An E.U. regulation known as EC261 entitles passengers on E.U.-based carriers operating anywhere in the world, and those departing Europe aboard non-E.U. airlines to receive up to 600 Euros (around $660 at current exchange rates) if their flight is cancelled or delayed more than three hours, or if they are denied boarding even though the airline sold them a ticket for that flight.

No similar blanket law or regulation exists in the United States or most other non-E.U. nations. But passengers on U.S.-based airlines can file complaints regarding various kinds of operational disruptions directly with their airline and with the U.S. Department of Transportation. If their flight was aboard a U.S. airline departing from an airport within one of the 28 member nations of the E.U. they can file a complaint directly to the E.U. if they’re not satisfied with the airline’s response.

Monetary compensation is not mandated by law or regulations in most cases involving U.S. carriers operating domestically or outside of the E.U. But consumers are free to demand compensation and to make arguments as to why they deserve such compensation or, at the very least, why they deserve more than the vouchers for food, hotel nights or discounted future travel that they might have been given initially by airline staff.

AirHelp noted that so far this year about 169 million U.S. air travelers have been affected by flight disruptions. And some significant percentage of those, AirHelp added, are eligible for compensation under EC261 but are having to do battle with airlines – European and American airlines alike – to be awarded the compensation that AirHelp says is rightfully theirs under EC261.

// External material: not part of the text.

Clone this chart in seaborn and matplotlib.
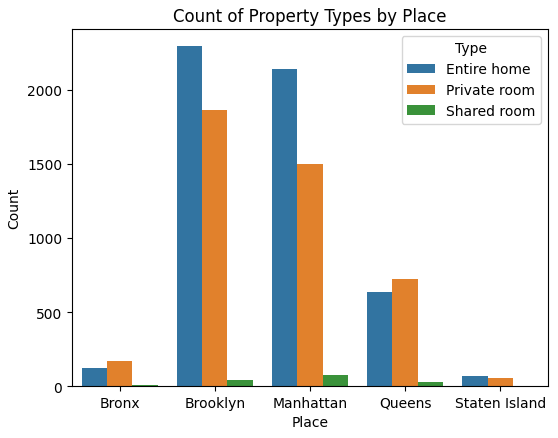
import pandas as pd
import matplotlib
matplotlib.use("Agg")
import matplotlib.pyplot as plt
import seaborn as sns

places = ["Bronx", "Brooklyn", "Manhattan", "Queens", "Staten Island"]
types = ["Entire home", "Private room", "Shared room"]
entire_home = [121, 2296, 2139, 633, 69]
private_room = [173, 1860, 1497, 720, 54]
shared_room = [7, 42, 76, 29, 0]

# long format for seaborn hue
df = pd.DataFrame({
    "Place": places * 3,
    "Type": [types[0]] * 5 + [types[1]] * 5 + [types[2]] * 5,
    "Count": entire_home + private_room + shared_room,
})

fig, ax = plt.subplots(figsize=(5.58, 4.39), dpi=100)
sns.barplot(data=df, x="Place", y="Count", hue="Type", order=places,
            hue_order=types, ax=ax)
ax.set_title("Count of Property Types by Place")
ax.set_xlabel("Place")
ax.set_ylabel("Count")
ax.legend(title="Type", loc="upper right")

plt.subplots_adjust(left=0.129, right=0.982, top=0.932, bottom=0.118)
plt.savefig("out.png")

Christian Nielsen, Chief Legal Officer at AirHelp, said “Passengers are losing out on money that is rightfully theirs because airlines are dishonest about their own passengers’ rights. The compensation claims process has become so disheartening that many passengers give up after their initial claim (is) rejected, highlighting the fact that many consumers feel powerless against airlines.

Nielsen added that U.S. passengers lack of faith in airlines is unsurprising because there’s less consumer protection in place for them than for passengers of European carriers. But he criticized mostly European airlines for using “smoke and mirrors” to “shirk their legal responsibility” to compensate passengers whose flights were disrupted in ways that meet the compensation conditions included in EC261

AirHelp’s survey showed that in addition to the broad lack of awareness by U.S. air travel consumers of their rights when flights get disrupted, those who do file claims or complaints to U.S. airlines often are given the brushoff by those carriers. AirHelp found that U.S. airlines use “wrongful grounds” to reject an average of 25% of customers’ claims filed with them.

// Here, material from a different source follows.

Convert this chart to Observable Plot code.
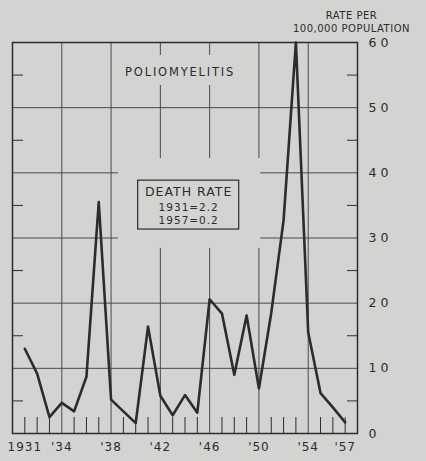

Additionally, the survey showed that 24% of U.S. passengers who experienced flight disruptions bad enough to qualify for some sort of compensation have accepted an airline’s offer of vouchers for food, hotel stays and/or discounted future travel instead of claiming for financial compensation. Often times restrictions on how those vouchers can be used and/or short expiration dates that travelers typically aren’t aware of when first offered those forms of compensation can make that compensation worth much less than consumers initially assume they’re worth.

Accepting such offers of compensation typically does not make the disrupted traveler ineligible for further cash compensation. But many travelers who do accept vouchers or other forms of compensation either don’t know that they still can pursue cash compensation or simply drop the matter without pursuing additional compensation in cash.